Ages ago, I was in a similar club for German speaker in Chicago.
You mention some are not good at reading, but this is a group to practice speaking, so who cares if they can read it well or not?
Regarding what to do in the group, I would suggest simple introductions to each other, and then throw out some ideas:
Travel discussion with photos?
Perhaps tell some folk tales and/or poetry?
Listen/sing some songs in the language - perhaps by popular stars from “back in the day” or current singers today?
Share recipes or cook together, speaking only the language.
Let each person plan perhaps a 15 -30 minute activity each meeting, so you have a variety of things to do and talk about?
There is only so much “organization” you can do in such a group - let it evolve naturally, otherwise you are forcing people to do something they might not want to do and will then stop showing up.
Have fun!
The Japanese language club my daughters belong to has regular movie nights when they show Japanese videos. They also bring in Japanese music and books to discuss. They’ve brought in speakers from our local Japanese-American society, and the university’s Japanese students are encouraged to attend.
If you’re in San Diego, there’s probably a fairly large Vietnamese community you can draw on. If there’s a Vietnamese-American organization in town (and there probably is), they could be a great resource.
For my French language conversation circle in university, a couple of fun things we tried were playing games in French (e.g. Monopoly) and watching French TV shows (The Flintstones/Les Cailloux, Asterix) and discussing them afterwards.
I belong to an American Sign language meetup group – maybe we’re just crazy chatty but keeping discussion alive never seems to be a problem and we have all levels - from native fluency to “started yesterday”. Do people feel like they always have to talk “with the group”? Most people feel less inhibited in clusters of two or three. Have you tried “speed dating” - everyone chats with one person for 10 minutes then switches.

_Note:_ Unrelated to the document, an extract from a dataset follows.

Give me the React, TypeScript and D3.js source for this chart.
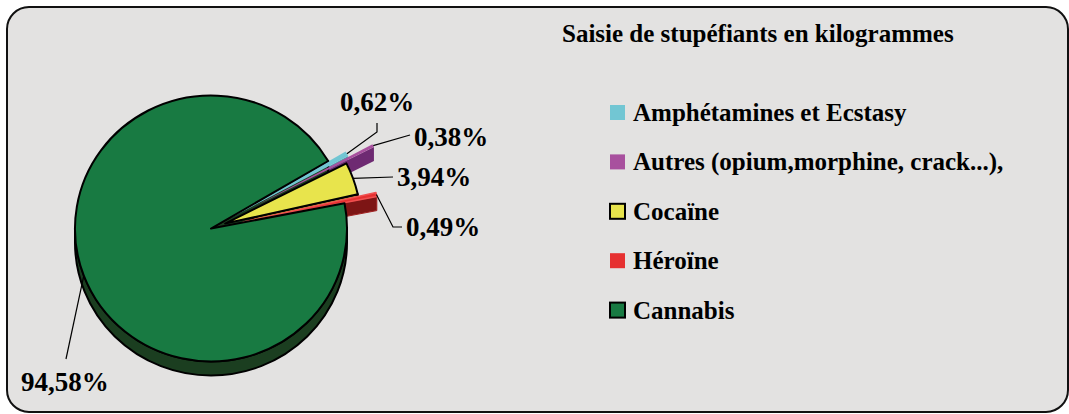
import React from "react";
import * as d3 from "d3";

const title = "Saisie de stupéfiants en kilogrammes";
const categories = [
  "Amphétamines et Ecstasy",
  "Autres (opium,morphine, crack...),",
  "Cocaïne",
  "Héroïne",
  "Cannabis",
];
const shares = [0.62, 0.38, 3.94, 0.49, 94.58];

const topColors = ["#72c6d3", "#a8509e", "#e8e44c", "#e63030", "#187a42"];
const sideColors = ["#4c9eab", "#6e2a72", "#a39c2c", "#7d1515", "#1b3e20"];
const strokeColors = ["none", "none", "#000", "#f05050", "#000"];
const explodeBy = [20, 47, 15, 33, 0];

// label layout: [x, baseline y], leader knee points
const labelPos: [number, number][] = [
  [340, 111],
  [414, 146],
  [397, 186],
  [406, 236],
  [21, 391],
];
const leaderKnees: [number, number][][] = [
  [[377, 132], [377, 123]],
  [[410, 135]],
  [[393, 177]],
  [[393, 227], [402, 227]],
  [[66, 359]],
];

const W = 1069;
const H = 414;
const CX = 211;
const CY = 228.5;
const RX = 136;
const RY = 133;
const DEPTH = 14;
const FONT = "'Liberation Serif', 'Times New Roman', serif";

const fmt = (v: number) => d3.format(".2f")(v).replace(".", ",") + "%";

export default function App() {
  const start = (59.5 * Math.PI) / 180;
  const arcs = d3
    .pie<number>()
    .sort(null)
    .startAngle(start)
    .endAngle(start + 2 * Math.PI)(shares);

  const slices = arcs.map((a, i) => {
    const mid = (a.startAngle + a.endAngle) / 2;
    const e = explodeBy[i];
    const ox = CX + e * Math.sin(mid);
    const oy = CY - e * Math.cos(mid) * (RY / RX);
    const P = (ang: number, dz = 0): [number, number] => [
      ox + RX * Math.sin(ang),
      oy - RY * Math.cos(ang) + dz,
    ];
    return { a, i, ox, oy, P, mid };
  });

  const sidePaths: { d: string; i: number }[] = [];
  const topPaths: { d: string; i: number }[] = [];

  slices.forEach(({ a, i, ox, oy, P }) => {
    const a0 = a.startAngle;
    const a1 = a.endAngle;
    for (const k of [0, 1]) {
      const lo = Math.PI / 2 + k * 2 * Math.PI;
      const hi = (3 * Math.PI) / 2 + k * 2 * Math.PI;
      const b0 = Math.max(a0, lo);
      const b1 = Math.min(a1, hi);
      if (b1 > b0) {
        const p0 = P(b0), p1 = P(b1), q1 = P(b1, DEPTH), q0 = P(b0, DEPTH);
        const large = b1 - b0 > Math.PI ? 1 : 0;
        sidePaths.push({
          i,
          d: `M${p0[0]},${p0[1]}A${RX},${RY} 0 ${large} 1 ${p1[0]},${p1[1]}L${q1[0]},${q1[1]}A${RX},${RY} 0 ${large} 0 ${q0[0]},${q0[1]}Z`,
        });
      }
    }
    if (Math.sin(a1) > 0) {
      const p = P(a1), q = P(a1, DEPTH);
      sidePaths.push({
        i,
        d: `M${ox},${oy}L${p[0]},${p[1]}L${q[0]},${q[1]}L${ox},${oy + DEPTH}Z`,
      });
    }
    if (Math.sin(a0) < 0) {
      const p = P(a0), q = P(a0, DEPTH);
      sidePaths.push({
        i,
        d: `M${ox},${oy}L${p[0]},${p[1]}L${q[0]},${q[1]}L${ox},${oy + DEPTH}Z`,
      });
    }
    const p0 = P(a0), p1 = P(a1);
    const large = a1 - a0 > Math.PI ? 1 : 0;
    topPaths.push({
      i,
      d: `M${ox},${oy}L${p0[0]},${p0[1]}A${RX},${RY} 0 ${large} 1 ${p1[0]},${p1[1]}Z`,
    });
  });

  const legendY = (k: number) => 112.5 + k * 49.4;

  return (
    <svg
      width={W}
      height={H}
      style={{ position: "absolute", left: 0, top: 0, display: "block" }}
    >
      <rect x={0} y={0} width={W} height={H} fill="#ffffff" />
      <rect
        x={7}
        y={7}
        width={1061}
        height={405}
        rx={22}
        ry={22}
        fill="#e3e2e1"
        stroke="#111"
        strokeWidth={2}
      />
      <text
        x={562}
        y={42}
        fontFamily={FONT}
        fontWeight="bold"
        fontSize={25}
        fill="#000"
      >
        {title}
      </text>

      {sidePaths.map((s, k) => (
        <path
          key={"s" + k}
          d={s.d}
          fill={sideColors[s.i]}
          stroke={strokeColors[s.i] === "none" ? "none" : strokeColors[s.i] === "#000" ? "#000" : "#a02020"}
          strokeWidth={strokeColors[s.i] === "#000" ? 2 : 1}
          strokeLinejoin="round"
        />
      ))}
      {topPaths.map((t, k) => (
        <path
          key={"t" + k}
          d={t.d}
          fill={topColors[t.i]}
          stroke={strokeColors[t.i]}
          strokeWidth={strokeColors[t.i] === "#000" ? 2 : 1.5}
          strokeLinejoin="round"
        />
      ))}

      {slices.map(({ i, P, mid }) => {
        const s = P(mid);
        const pts: [number, number][] = [s, ...leaderKnees[i]];
        return (
          <g key={"l" + i}>
            <polyline
              points={pts.map((p) => p.join(",")).join(" ")}
              fill="none"
              stroke="#000"
              strokeWidth={1.2}
            />
            <text
              x={labelPos[i][0]}
              y={labelPos[i][1]}
              fontFamily={FONT}
              fontWeight="bold"
              fontSize={27}
              fill="#000"
            >
              {fmt(shares[i])}
            </text>
          </g>
        );
      })}

      {categories.map((c, k) => (
        <g key={"lg" + k}>
          <rect
            x={610}
            y={legendY(k) - 7.5}
            width={15}
            height={15}
            fill={topColors[k]}
            stroke={strokeColors[k] === "#000" ? "#000" : "none"}
            strokeWidth={2}
          />
          <text
            x={633}
            y={legendY(k) + 8.5}
            fontFamily={FONT}
            fontWeight="bold"
            fontSize={25}
            fill="#000"
          >
            {c}
          </text>
        </g>
      ))}
    </svg>
  );
}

Make it a rule that no English is allowed.
Thanks for all the suggestions!
I like the idea of using pictures to start a conversation. I’m not sure about watching movies though. Either we’d watch with subtitles and people would stop listening, or without, and many people wouldn’t understand at all.
Games sound good, though there are no Vietnamese versions of any game I know of. Cards would work.
I don’t know if it’s the people in the group, or the relative difficulty (and lack of cognates) of the Vietnamese language, but we’re not chatty at all. That’s what I’m trying to kick start. ASL obviously doesn’t have cognates either, so what do you do when someone doesn’t understand a sign or three in a sentence? Do you let them struggle, or translate it for them?